The Redeem Team has a huge advantage when it comes to three-point shooting, featuring Kobe, LeBron, Carmelo, Williams, Bosh and Redd in the team, while the Dream Team didn’t thrive much off three-pointers.
When it comes to physicality and scoring down low, the Dream Team features a huge advantage, as there’s no way on earth Carmelo Anthony and Dwight Howard could ever guard Robinson and Malone in the post.
When it comes to playmaking, both teams feature quite strong ball handlers in Magic-Stockton and Kidd-Paul, but the Dream Team has the upper hand when it comes to defense, with Magic, Jordan, Bird, Robinson and Pippen, although the Redeem Team could rely on Kidd, Kobe, James, Wade, Paul and Prince.
As we all expected, the Redeem Team is keen to push up-tempo and feature a pace and space offense, pulling up from three-point land as soon as they have the chance to do it, with a red-hot Kobe Bryant that goes 5-5 on his first attempts, while Anthony helps him carry the load with 10 first quarter points.
LeBron and Dwight are finishing Kidd’s alley-oops as Robinson logs a couple of early fouls, and the Dream Team’s in trouble, so they need to go small and throw Chuck at the 5, while Pippen plays the 4 and Malone goes to the bench.

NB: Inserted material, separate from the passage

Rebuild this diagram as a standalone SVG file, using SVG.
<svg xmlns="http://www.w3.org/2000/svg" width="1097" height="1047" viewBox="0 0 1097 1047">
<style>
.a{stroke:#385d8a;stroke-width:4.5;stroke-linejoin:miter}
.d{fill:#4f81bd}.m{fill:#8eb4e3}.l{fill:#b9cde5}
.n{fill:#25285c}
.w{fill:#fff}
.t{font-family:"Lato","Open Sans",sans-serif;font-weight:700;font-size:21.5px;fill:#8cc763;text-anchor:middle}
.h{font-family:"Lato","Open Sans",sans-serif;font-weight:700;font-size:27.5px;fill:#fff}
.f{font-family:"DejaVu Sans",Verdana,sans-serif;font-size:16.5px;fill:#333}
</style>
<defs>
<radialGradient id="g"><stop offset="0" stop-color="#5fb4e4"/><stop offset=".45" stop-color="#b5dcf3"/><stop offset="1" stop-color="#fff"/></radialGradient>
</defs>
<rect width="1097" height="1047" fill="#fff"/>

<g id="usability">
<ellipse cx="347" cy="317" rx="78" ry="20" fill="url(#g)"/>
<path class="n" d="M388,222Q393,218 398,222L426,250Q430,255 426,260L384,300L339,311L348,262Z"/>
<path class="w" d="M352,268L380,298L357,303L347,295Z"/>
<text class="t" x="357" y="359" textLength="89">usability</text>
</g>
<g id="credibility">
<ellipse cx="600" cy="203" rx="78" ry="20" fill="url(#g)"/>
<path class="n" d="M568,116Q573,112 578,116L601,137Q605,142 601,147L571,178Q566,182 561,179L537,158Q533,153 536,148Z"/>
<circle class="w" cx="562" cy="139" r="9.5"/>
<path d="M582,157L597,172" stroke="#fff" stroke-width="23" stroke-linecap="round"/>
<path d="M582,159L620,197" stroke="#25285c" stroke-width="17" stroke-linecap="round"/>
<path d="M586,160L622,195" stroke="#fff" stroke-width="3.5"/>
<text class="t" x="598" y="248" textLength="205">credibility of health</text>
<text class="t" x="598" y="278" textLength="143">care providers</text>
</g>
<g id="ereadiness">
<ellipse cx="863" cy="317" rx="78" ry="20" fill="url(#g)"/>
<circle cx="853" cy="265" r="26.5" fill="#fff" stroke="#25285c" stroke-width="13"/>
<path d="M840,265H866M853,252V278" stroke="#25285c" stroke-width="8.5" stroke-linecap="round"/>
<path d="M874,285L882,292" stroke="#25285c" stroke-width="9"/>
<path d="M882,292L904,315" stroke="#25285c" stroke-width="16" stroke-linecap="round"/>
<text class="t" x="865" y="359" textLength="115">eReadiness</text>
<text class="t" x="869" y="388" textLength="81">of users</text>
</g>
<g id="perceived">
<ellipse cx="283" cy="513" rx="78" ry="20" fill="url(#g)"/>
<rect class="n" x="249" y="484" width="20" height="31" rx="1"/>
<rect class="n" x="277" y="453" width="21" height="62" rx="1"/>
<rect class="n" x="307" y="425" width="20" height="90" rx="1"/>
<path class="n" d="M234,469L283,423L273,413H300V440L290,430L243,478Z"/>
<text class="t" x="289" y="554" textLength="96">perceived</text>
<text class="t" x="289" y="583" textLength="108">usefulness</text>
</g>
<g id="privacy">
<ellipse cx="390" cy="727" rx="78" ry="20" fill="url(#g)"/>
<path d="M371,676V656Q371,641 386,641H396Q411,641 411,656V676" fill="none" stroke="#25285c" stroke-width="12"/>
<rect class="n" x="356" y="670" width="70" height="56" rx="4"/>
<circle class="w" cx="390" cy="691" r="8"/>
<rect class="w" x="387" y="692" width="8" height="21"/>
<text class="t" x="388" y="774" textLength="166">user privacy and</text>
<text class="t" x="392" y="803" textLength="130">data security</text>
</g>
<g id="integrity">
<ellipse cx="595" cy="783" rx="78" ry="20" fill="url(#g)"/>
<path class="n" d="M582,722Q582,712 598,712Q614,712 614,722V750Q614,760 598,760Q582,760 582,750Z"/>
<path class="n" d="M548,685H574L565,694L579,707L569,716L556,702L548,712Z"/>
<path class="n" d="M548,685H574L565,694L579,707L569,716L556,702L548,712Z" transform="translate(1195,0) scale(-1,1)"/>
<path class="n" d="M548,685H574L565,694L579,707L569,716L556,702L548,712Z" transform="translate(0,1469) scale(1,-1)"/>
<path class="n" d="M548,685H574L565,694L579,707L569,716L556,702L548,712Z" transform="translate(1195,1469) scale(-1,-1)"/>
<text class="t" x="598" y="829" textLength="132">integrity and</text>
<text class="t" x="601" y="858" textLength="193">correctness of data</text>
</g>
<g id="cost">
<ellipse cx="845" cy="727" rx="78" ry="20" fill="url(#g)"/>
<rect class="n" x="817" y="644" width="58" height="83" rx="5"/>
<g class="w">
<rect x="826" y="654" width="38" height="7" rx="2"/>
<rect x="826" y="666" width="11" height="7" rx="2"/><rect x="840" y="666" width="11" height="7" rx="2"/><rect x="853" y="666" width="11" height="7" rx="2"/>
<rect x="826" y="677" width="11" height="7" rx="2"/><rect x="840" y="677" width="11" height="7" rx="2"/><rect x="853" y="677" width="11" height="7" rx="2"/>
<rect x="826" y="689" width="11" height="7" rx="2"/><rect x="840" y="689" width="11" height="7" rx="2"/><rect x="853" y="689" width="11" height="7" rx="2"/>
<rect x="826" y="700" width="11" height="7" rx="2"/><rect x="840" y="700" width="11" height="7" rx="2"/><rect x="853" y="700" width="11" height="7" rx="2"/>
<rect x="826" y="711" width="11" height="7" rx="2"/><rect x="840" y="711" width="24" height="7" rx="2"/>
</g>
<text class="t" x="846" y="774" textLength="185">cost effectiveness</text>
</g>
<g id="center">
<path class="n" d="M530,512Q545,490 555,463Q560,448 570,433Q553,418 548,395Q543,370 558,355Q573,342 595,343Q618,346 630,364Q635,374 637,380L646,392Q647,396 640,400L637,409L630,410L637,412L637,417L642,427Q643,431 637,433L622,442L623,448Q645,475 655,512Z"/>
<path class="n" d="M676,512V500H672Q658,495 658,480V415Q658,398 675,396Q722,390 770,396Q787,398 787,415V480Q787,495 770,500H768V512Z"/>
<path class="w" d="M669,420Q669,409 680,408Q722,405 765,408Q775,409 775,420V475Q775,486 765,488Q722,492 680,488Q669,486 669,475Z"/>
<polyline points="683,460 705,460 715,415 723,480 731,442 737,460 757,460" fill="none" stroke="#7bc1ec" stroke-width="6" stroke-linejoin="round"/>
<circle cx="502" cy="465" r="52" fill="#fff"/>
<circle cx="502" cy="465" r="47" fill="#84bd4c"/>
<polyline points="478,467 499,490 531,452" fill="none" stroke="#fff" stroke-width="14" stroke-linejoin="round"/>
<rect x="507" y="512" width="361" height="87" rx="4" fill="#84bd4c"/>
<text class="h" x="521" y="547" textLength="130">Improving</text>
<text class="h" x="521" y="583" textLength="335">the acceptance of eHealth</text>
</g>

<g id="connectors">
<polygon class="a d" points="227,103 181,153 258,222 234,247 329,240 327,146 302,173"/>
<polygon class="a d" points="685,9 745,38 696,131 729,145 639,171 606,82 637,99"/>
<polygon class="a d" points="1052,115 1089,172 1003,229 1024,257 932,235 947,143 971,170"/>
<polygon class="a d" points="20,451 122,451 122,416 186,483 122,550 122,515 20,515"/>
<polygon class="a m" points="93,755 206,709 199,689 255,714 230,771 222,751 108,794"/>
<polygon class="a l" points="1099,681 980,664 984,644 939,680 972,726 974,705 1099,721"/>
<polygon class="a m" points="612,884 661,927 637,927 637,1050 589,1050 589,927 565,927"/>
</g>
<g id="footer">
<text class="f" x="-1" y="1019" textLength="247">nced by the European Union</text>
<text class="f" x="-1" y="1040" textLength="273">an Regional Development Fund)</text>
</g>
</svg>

We’re 55 Redeem - 40 Dream at halftime.
The second half is underway and His Royal Airness shows his teeth. It’s MJ time and nobody’s going to take the rock away from him. Blocking LeBron from behind, finding a wide-open Bird in the corner, getting the steal from Deron’s hands and then throwing it down emphatically, Jordan does it all for the Dream Team and we’re tied as we head to the 4th.
This one goes down the wire, nobody wants to lose and there’s a time out every time a team has a run. 4 minutes left, Robinson and Howard have fouled out, while Barkley was ejected for a couple of technicals and Wade is gassed out.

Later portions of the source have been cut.